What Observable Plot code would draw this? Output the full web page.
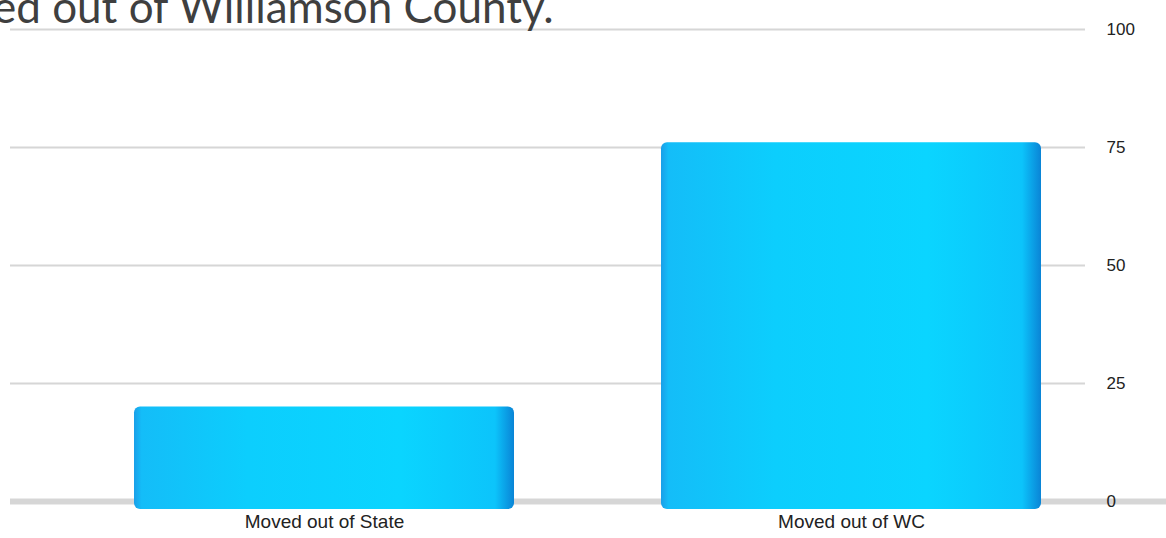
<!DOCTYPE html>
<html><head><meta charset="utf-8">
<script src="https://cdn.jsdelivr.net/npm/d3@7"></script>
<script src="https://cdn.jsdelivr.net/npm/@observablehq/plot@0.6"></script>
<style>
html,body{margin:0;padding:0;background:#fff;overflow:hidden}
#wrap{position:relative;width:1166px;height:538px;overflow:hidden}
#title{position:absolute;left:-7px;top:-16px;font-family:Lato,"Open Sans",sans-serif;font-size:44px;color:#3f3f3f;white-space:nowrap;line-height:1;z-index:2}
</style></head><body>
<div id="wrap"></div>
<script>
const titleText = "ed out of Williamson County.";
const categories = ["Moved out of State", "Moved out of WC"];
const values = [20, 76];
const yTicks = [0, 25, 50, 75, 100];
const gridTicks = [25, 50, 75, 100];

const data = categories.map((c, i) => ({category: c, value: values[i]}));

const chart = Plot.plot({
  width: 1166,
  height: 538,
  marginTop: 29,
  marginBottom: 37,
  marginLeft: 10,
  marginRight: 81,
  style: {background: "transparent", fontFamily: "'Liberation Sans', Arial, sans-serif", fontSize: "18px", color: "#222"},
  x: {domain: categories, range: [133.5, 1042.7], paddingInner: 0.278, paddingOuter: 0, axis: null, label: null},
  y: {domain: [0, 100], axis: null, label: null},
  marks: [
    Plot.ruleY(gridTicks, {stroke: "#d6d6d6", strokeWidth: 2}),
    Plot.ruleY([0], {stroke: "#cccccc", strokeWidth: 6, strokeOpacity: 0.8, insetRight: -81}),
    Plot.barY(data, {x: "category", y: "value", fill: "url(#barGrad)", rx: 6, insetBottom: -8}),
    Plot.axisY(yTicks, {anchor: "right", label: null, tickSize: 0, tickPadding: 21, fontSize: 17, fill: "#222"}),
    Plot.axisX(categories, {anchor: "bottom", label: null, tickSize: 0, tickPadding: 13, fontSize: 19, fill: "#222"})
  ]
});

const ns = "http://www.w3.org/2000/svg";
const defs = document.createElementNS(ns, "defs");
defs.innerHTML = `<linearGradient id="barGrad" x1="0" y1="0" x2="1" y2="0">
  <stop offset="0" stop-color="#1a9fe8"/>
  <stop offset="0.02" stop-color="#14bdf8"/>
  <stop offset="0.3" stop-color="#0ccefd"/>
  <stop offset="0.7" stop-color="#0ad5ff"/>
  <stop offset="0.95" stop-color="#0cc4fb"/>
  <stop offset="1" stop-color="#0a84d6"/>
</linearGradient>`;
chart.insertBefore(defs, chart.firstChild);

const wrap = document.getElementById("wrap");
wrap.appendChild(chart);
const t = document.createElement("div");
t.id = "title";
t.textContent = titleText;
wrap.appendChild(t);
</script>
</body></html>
-------
OBJECTIVE: Restate only the lines running from the start of the material above through the line containing "const data = categories.map((c, i)", ends included. No pictures.

TASK ANSWER:
What Observable Plot code would draw this? Output the full web page.
<!DOCTYPE html>
<html><head><meta charset="utf-8">
<script src="https://cdn.jsdelivr.net/npm/d3@7"></script>
<script src="https://cdn.jsdelivr.net/npm/@observablehq/plot@0.6"></script>
<style>
html,body{margin:0;padding:0;background:#fff;overflow:hidden}
#wrap{position:relative;width:1166px;height:538px;overflow:hidden}
#title{position:absolute;left:-7px;top:-16px;font-family:Lato,"Open Sans",sans-serif;font-size:44px;color:#3f3f3f;white-space:nowrap;line-height:1;z-index:2}
</style></head><body>
<div id="wrap"></div>
<script>
const titleText = "ed out of Williamson County.";
const categories = ["Moved out of State", "Moved out of WC"];
const values = [20, 76];
const yTicks = [0, 25, 50, 75, 100];
const gridTicks = [25, 50, 75, 100];

const data = categories.map((c, i) => ({category: c, value: values[i]}));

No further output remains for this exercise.